Comment on Ladybird Browser adopts Rust, with help from AI
eager_eagle@lemmy.world 16 hours agoout of context?
Please coordinate with us before starting any porting work so nobody wastes their time on something we can’t merge.
If you look at the code, you’ll notice it has a strong “translated from C++” vibe. That’s because it is translated from C++. The top priority for this first pass is compatibility with our C++ pipeline. The Rust code intentionally mimics things like the C++ register allocation patterns so that the two compilers produce identical bytecode.
that seems reasonable to me
XLE@piefed.social 16 hours ago
But is it a good idea to just translate something from C++ like that?
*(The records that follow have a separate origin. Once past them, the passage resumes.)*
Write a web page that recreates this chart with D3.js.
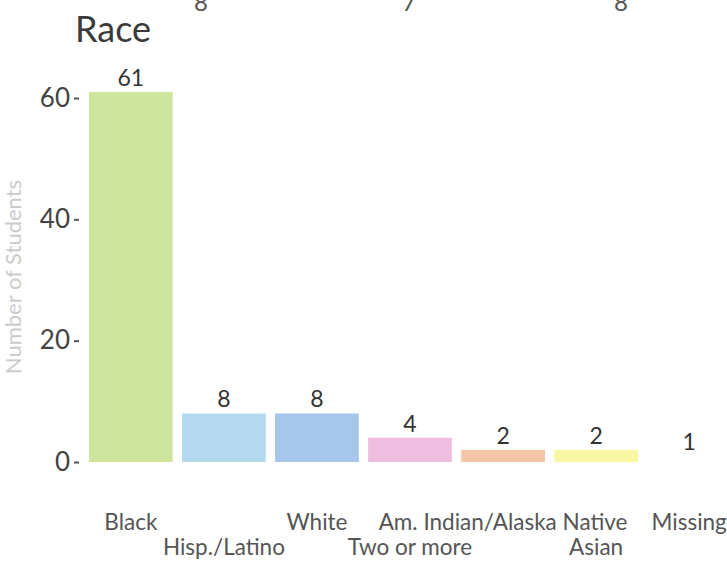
<!DOCTYPE html>
<html><head><meta charset="utf-8">
<script src="https://cdn.jsdelivr.net/npm/d3@7"></script>
<style>body{margin:0;background:#fff}svg{display:block}text{font-family:Lato,"Open Sans",sans-serif}</style>
</head><body><svg id="c" width="727" height="563"></svg>
<script>
const categories = ["Black","Hisp./Latino","White","Two or more","Am. Indian/Alaska Native","Asian","Missing"];
const values = [61,8,8,4,2,2,1];
const colors = ["#cde59c","#b5daf0","#a6c6ec","#efbde0","#f4c5a6","#f7f7a4","#ffffff"];
const yTicks = [0,20,40,60];
const topRemnants = [{x:201,t:"8"},{x:409,t:"7"},{x:621,t:"8"}];

const svg = d3.select("#c");
const x = d3.scaleBand().domain(categories).range([75,745]).paddingInner(0.1).paddingOuter(0.15);
const y = d3.scaleLinear().domain([0,60]).range([462,98]);

// remnants of text from the chart above (cut off by the page edge)
svg.selectAll("text.rem").data(topRemnants).enter().append("text")
  .attr("class","rem").attr("x",d=>d.x).attr("y",11).attr("text-anchor","middle")
  .attr("font-size",24).attr("fill","#555").text(d=>d.t);

svg.append("text").attr("x",75).attr("y",42).attr("font-size",36).attr("fill","#3a3a3a").text("Race");

svg.selectAll("rect.bar").data(categories).enter().append("rect")
  .attr("x",d=>x(d)).attr("width",x.bandwidth())
  .attr("y",(d,i)=>y(values[i])).attr("height",(d,i)=>y(0)-y(values[i]))
  .attr("fill",(d,i)=>colors[i]);

svg.selectAll("text.lab").data(categories).enter().append("text")
  .attr("x",d=>x(d)+x.bandwidth()/2).attr("y",(d,i)=>y(values[i])-6)
  .attr("text-anchor","middle").attr("font-size",23).attr("fill","#333")
  .attr("font-family","Liberation Sans, Arial, sans-serif")
  .text((d,i)=>values[i]);

const yAxis = svg.append("g").attr("transform","translate(79,0)")
  .call(d3.axisLeft(y).tickValues(yTicks).tickSize(5).tickPadding(4));
yAxis.select(".domain").remove();
yAxis.selectAll("line").attr("stroke","#555").attr("stroke-width",2);
yAxis.selectAll("text").attr("font-size",26).attr("fill","#444").attr("font-family","Lato,sans-serif");

svg.append("text").attr("transform","translate(21,277) rotate(-90)")
  .attr("text-anchor","middle").attr("font-size",22).attr("fill","#cbcbcb").text("Number of Students");

const xAxis = svg.append("g").attr("transform","translate(0,462)")
  .call(d3.axisBottom(x).tickSize(0).tickPadding(0));
xAxis.select(".domain").remove();
xAxis.selectAll("text").attr("font-size",22.5).attr("fill","#555").attr("font-family","Lato,sans-serif")
  .attr("dy",null).attr("y",(d,i)=> i%2===0 ? 68 : 93);
</script></body></html>
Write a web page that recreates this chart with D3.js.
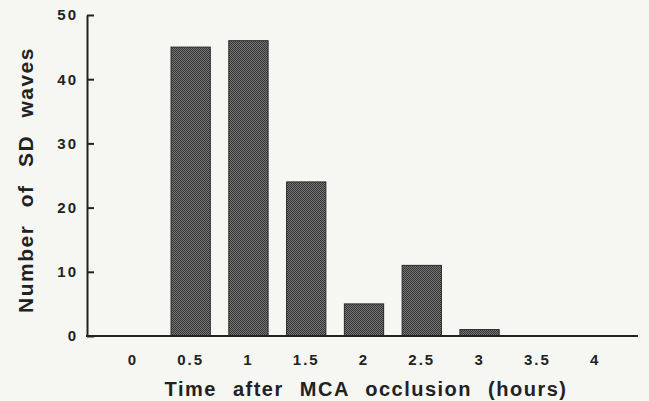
<!DOCTYPE html>
<html>
<head>
<meta charset="utf-8">
<script src="https://d3js.org/d3.v7.min.js"></script>
<style>
  body { margin: 0; background: #f6f6f3; }
  svg { display: block; }
  .tick text { font-family: "Liberation Sans", Arial, sans-serif; font-weight: bold; fill: #222; letter-spacing: 2px; }
  .title { font-family: "Liberation Sans", Arial, sans-serif; font-weight: bold; fill: #222; }
</style>
</head>
<body>
<svg width="649" height="401"></svg>
<script>
var times = ["0", "0.5", "1", "1.5", "2", "2.5", "3", "3.5", "4"];
var waves = [0, 45, 46, 24, 5, 11, 1, 0, 0];
var yTicks = [0, 10, 20, 30, 40, 50];

var svg = d3.select("svg");

// dotted texture like the scanned bars
var pat = svg.append("defs").append("pattern")
  .attr("id", "dots").attr("width", 2).attr("height", 2)
  .attr("patternUnits", "userSpaceOnUse");
pat.append("rect").attr("width", 2).attr("height", 2).attr("fill", "#767676");
pat.append("rect").attr("width", 1).attr("height", 1).attr("fill", "#353535");
pat.append("rect").attr("x", 1).attr("y", 1).attr("width", 1).attr("height", 1).attr("fill", "#353535");

var x = d3.scaleBand().domain(times).range([104, 624]).paddingInner(0.32).paddingOuter(0.16);
var y = d3.scaleLinear().domain([0, 50]).range([336, 15]);

svg.append("g").selectAll("rect")
  .data(waves)
  .enter().append("rect")
    .attr("x", function(d, i) { return x(times[i]); })
    .attr("y", function(d) { return y(d); })
    .attr("width", x.bandwidth())
    .attr("height", function(d) { return y(0) - y(d); })
    .attr("fill", "url(#dots)")
    .attr("stroke", "#2a2a2a")
    .attr("stroke-width", 1)
    .style("display", function(d) { return d > 0 ? null : "none"; });

// y axis, ticks pointing inward
var ya = svg.append("g")
  .attr("transform", "translate(87,0)")
  .call(d3.axisLeft(y).tickValues(yTicks).tickSizeInner(-7).tickSizeOuter(0).tickPadding(9));
ya.select(".domain").attr("stroke", "#222").attr("stroke-width", 2);
ya.selectAll(".tick line").attr("stroke", "#222").attr("stroke-width", 2);
ya.selectAll(".tick text").style("font-size", "15px");

// x axis
var xa = svg.append("g")
  .attr("transform", "translate(0,336)")
  .call(d3.axisBottom(x).tickSize(0).tickPadding(18));
xa.select(".domain").remove();
xa.selectAll(".tick text").style("font-size", "15px");
svg.append("line")
  .attr("x1", 86).attr("x2", 638).attr("y1", 336).attr("y2", 336)
  .attr("stroke", "#222").attr("stroke-width", 2);

svg.append("text")
  .attr("class", "title")
  .attr("x", 366).attr("y", 396)
  .attr("text-anchor", "middle")
  .style("font-size", "20px")
  .style("letter-spacing", "1.5px")
  .style("word-spacing", "9px")
  .text("Time after MCA occlusion (hours)");

svg.append("text")
  .attr("class", "title")
  .attr("transform", "translate(33,180) rotate(-90)")
  .attr("text-anchor", "middle")
  .style("font-size", "21px")
  .style("letter-spacing", "1.5px")
  .style("word-spacing", "10px")
  .text("Number of SD waves");
</script>
</body>
</html>
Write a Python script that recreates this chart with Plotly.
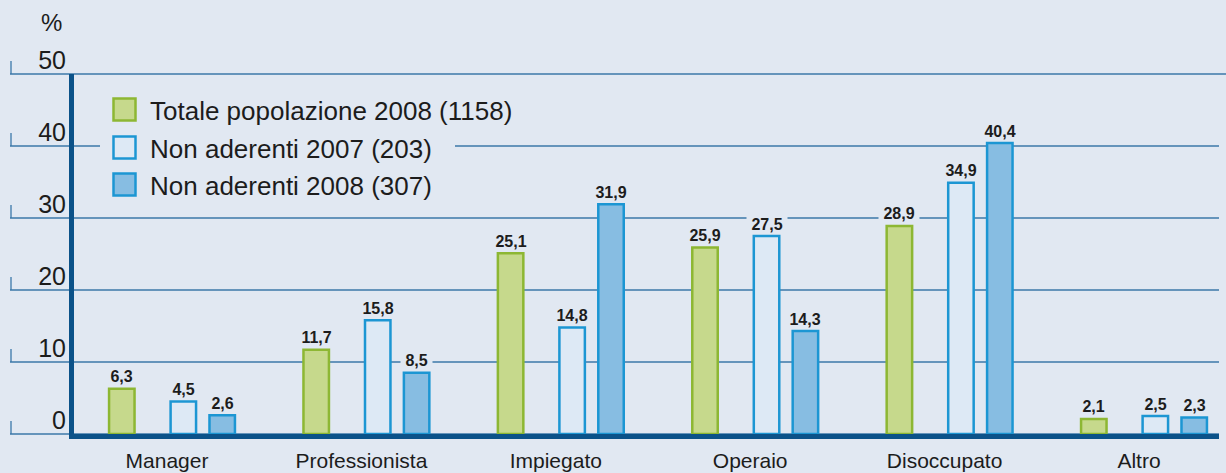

It seems technically feasible but there’s something “off” about the whole thing.
Like the developer originally talked about switching to Swift, then decided not to switch to Swift.
And previously, “Ladybird devs have been very vocal about being ‘anti-rust’ (I guess more anti-hype, where Rust was the hype).”
Apparently you can translate C++ directly to Rust, but anecdotal statements claim that while Rust supports C++ conventions, you wouldn’t typically build a Rust app using them.
It all just suggests rudderlessness from the developers right now.
eager_eagle@lemmy.world 15 hours ago
Why it wouldn’t be? Surely not having idiomatic rust doesn’t eliminate other benefits of switching to the language, like better tooling, memory safety, and perhaps more people willing to contribute. Over time the codebase can be improved but the main goal in the transition seems to not break existing functionality, which they seem to have accomplished for LibJS.
CameronDev@programming.dev 9 hours ago
I haven’t looked at the code, but the mem safety may be out if the translation just slapped unsafe and transmute everywhere.
And “working code” is often very hard to replace, it can be hard to justify code changes when the original “works just the same”. So, I would expect the weird ported code to live on unless there is a major effort to rewrite it.
eager_eagle@lemmy.world 9 hours ago
There’s no reason to believe it’s mostly unsafe. And even if that’s the case, changing from unsafe rust to safe is less of a leap than cpp to rust.
XLE@piefed.social 13 hours ago
I don’t think “why not” is a great response in general - especially when the same developer also invested time in Swift that was ultimately wasted.
eager_eagle@lemmy.world 13 hours ago
It’s not a why not response. I’m asking back why do you think it wouldn’t be worth it even as a literal translation from C++, because in my view, that would be a first step towards a proper Rust port, and it still brings benefits to the table.